Actually, the Balkans are just like that: people (in power) are obsessed with buildings (or material goods, such as money) and sacrifice other people (most of them emigrate abroad); people love their work more than their families (at least Romania is internationally well-known for its orphans (works of creation, symbolically) abandoned by their mothers or families); sacrifice is obtained mostly by treachery and delusion (or corruption) and never assumed (like a honorable gentlemen or samurai); huge passions are involved – the inner conflict of Manole, between the love for his artwork and his love for his wife (we should not forget that the Balkans were a warzone throughout history); the supreme sacrifice is typically needed so that something can last in time (otherwise it typically doesn’t last); in the end everybody loses – both husband and wife are dead (can you name a successful Balkan state today or a successful business?).

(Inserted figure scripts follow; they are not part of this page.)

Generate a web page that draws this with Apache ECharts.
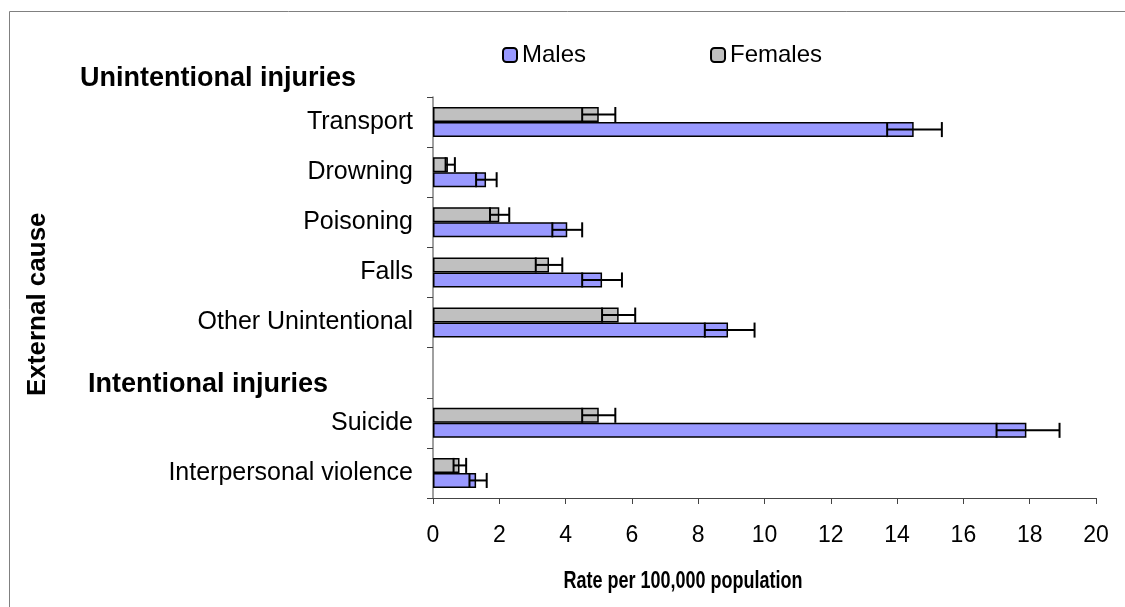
<!DOCTYPE html>
<html lang="en">
<head>
<meta charset="UTF-8">
<title>External cause injury rates</title>
<script src="https://cdn.jsdelivr.net/npm/echarts@6/dist/echarts.min.js"></script>
<style>
html, body { margin: 0; padding: 0; background: #fff; }
#chart { width: 1125px; height: 607px; }
</style>
</head>
<body>
<div id="chart"></div>
<script>
// data
const causes = ['Transport', 'Drowning', 'Poisoning', 'Falls', 'Other Unintentional', '', 'Suicide', 'Interpersonal violence'];
const males = [14.5, 1.6, 4.05, 5.1, 8.9, '-', 17.9, 1.3];
const maleLow = [13.7, 1.3, 3.6, 4.5, 8.2, '-', 17.0, 1.1];
const maleHigh = [15.35, 1.92, 4.5, 5.7, 9.7, '-', 18.9, 1.62];
const females = [5.0, 0.45, 2.0, 3.5, 5.6, '-', 5.0, 0.8];
const femaleLow = [4.5, 0.38, 1.72, 3.1, 5.1, '-', 4.5, 0.62];
const femaleHigh = [5.5, 0.66, 2.3, 3.9, 6.1, '-', 5.5, 1.0];
const xTicks = [0, 2, 4, 6, 8, 10, 12, 14, 16, 18, 20];

const sans = '"Liberation Sans", Arial, sans-serif';
const boldFont = 'bold 27px "Liberation Sans", Arial, sans-serif';

function errData(lo, hi) {
  const out = [];
  for (let i = 0; i < lo.length; i++) {
    if (lo[i] === '-') continue;
    out.push([lo[i], hi[i], i]);
  }
  return out;
}

// sign: -1 puts the whisker on the upper bar of the pair, +1 on the lower
function errRender(sign) {
  return function (params, api) {
    const cat = api.value(2);
    const lo = api.coord([api.value(0), cat]);
    const hi = api.coord([api.value(1), cat]);
    const band = api.size([0, 1])[1];
    const bw = band * 0.6 / 2;
    const y = lo[1] + sign * bw / 2;
    const h = bw / 2;
    const style = { stroke: '#000', lineWidth: 2 };
    return {
      type: 'group',
      children: [
        { type: 'line', shape: { x1: lo[0], y1: y, x2: hi[0], y2: y }, style: style },
        { type: 'line', shape: { x1: lo[0], y1: y - h, x2: lo[0], y2: y + h }, style: style },
        { type: 'line', shape: { x1: hi[0], y1: y - h, x2: hi[0], y2: y + h }, style: style }
      ]
    };
  };
}

const chart = echarts.init(document.getElementById('chart'));
chart.setOption({
  animation: false,
  grid: { left: 433, right: 29, top: 97, bottom: 109 },
  legend: {
    data: ['Males', 'Females'],
    left: 497, top: 38,
    itemWidth: 14, itemHeight: 14, itemGap: 124,
    textStyle: { fontFamily: sans, fontSize: 24, color: '#000' }
  },
  xAxis: {
    type: 'value',
    min: 0, max: 20, interval: 2,
    splitLine: { show: false },
    axisLine: { show: true, lineStyle: { color: '#444', width: 1 } },
    axisTick: { show: true, length: 6, lineStyle: { color: '#444' } },
    axisLabel: {
      margin: 26, fontFamily: sans, fontSize: 23, color: '#000',
      formatter: function (v) { return xTicks.indexOf(v) >= 0 ? String(v) : ''; }
    }
  },
  yAxis: {
    type: 'category',
    data: causes,
    inverse: true,
    axisLine: { show: true, lineStyle: { color: '#808080', width: 1.5 } },
    axisTick: { show: true, length: 6, lineStyle: { color: '#404040', width: 1 } },
    axisLabel: { margin: 20, fontFamily: sans, fontSize: 25, color: '#000' }
  },
  graphic: [
    { type: 'rect', silent: true, shape: { x: 9.5, y: 11.5, width: 1120, height: 610 },
      style: { fill: 'none', stroke: '#808080', lineWidth: 1 } },
    { type: 'text', left: 80, top: 65,
      style: { text: 'Unintentional injuries', font: boldFont, fill: '#000' } },
    { type: 'text', left: 88, top: 371,
      style: { text: 'Intentional injuries', font: boldFont, fill: '#000' } },
    { type: 'text', rotation: Math.PI / 2, x: 25, y: 396,
      style: { text: 'External cause', font: 'bold 26px "Liberation Sans", Arial, sans-serif', fill: '#000' } },
    // x axis title, narrow like the original
    { type: 'text', x: 683, y: 581, scaleX: 0.75,
      style: { text: 'Rate per 100,000 population', font: 'bold 24px "Liberation Sans", Arial, sans-serif',
        fill: '#000', align: 'center', verticalAlign: 'middle' } }
  ],
  series: [
    {
      name: 'Females', type: 'bar', data: females,
      barGap: '0%', barCategoryGap: '40%',
      itemStyle: { color: '#C0C0C0', borderColor: '#000', borderWidth: 1.5 }
    },
    {
      name: 'Males', type: 'bar', data: males,
      barGap: '0%', barCategoryGap: '40%',
      itemStyle: { color: '#9999FF', borderColor: '#000', borderWidth: 1.5 }
    },
    {
      name: 'Females err', type: 'custom', renderItem: errRender(-1),
      encode: { x: [0, 1], y: 2 }, data: errData(femaleLow, femaleHigh), z: 5, silent: true
    },
    {
      name: 'Males err', type: 'custom', renderItem: errRender(1),
      encode: { x: [0, 1], y: 2 }, data: errData(maleLow, maleHigh), z: 5, silent: true
    }
  ]
});
</script>
</body>
</html>
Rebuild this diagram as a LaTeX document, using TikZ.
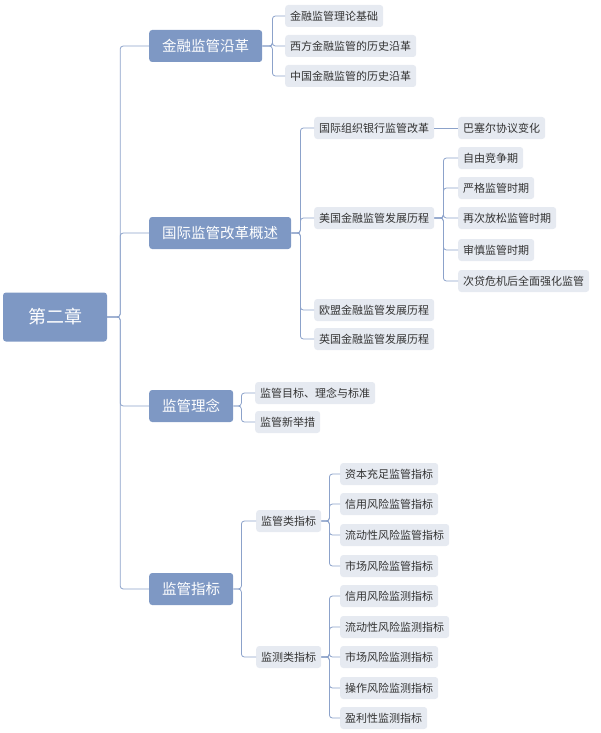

Now, returning to the dream, one could ask: Why would a mother stop his child from going abroad where he could have a better life? Why would she insists that he should remain in a worse place? I mean, why would she prefer to sacrifice her child for the benefit of the country?
Can you see the parallel?
People possessed by the archetype of Master Manole will always sacrifice someone. In real life, my mother is Manole. I am Manole’s wife (I can’t doubt my mother’s love) and the masterpiece is Romania (who is lacking doctors and about 5 million other people who emigrated everywhere they could see with their eyes, ‘cause it’s so fun to be in Romania!). Obviously, when you say to your child that he should stay in a worse place, you love more that place (Romania/the masterpiece) and less that person (your child/Manole’s wife). You trick the victim into sacrificing itself through manipulation (I lived in France three times and I returned back to Romania every single time, and I can’t really say why, since I was completely blind and… who wouldn’t trust his loving mother/husband?!). Then, we can now infer the rest of the story: I am built into the body of Romania (no wonder I woke up from the dream with shortness of breath and with death anxiety, since it is really hard to breathe when you are built in a wall) and I am supposed to die here, probably of a premature death (in the Romanian myth, Manole’s wife is pregnant (sweet, isn’t it?), so obviously they aren’t old at all – and this adds to the overt cruelty of the otherwise “nice” school-studied story).
Not all dreams are archetypal. But some are, at a closer look. They are shocking, almost bizarre. Unexpected. Just like the conclusions you get after pondering on them.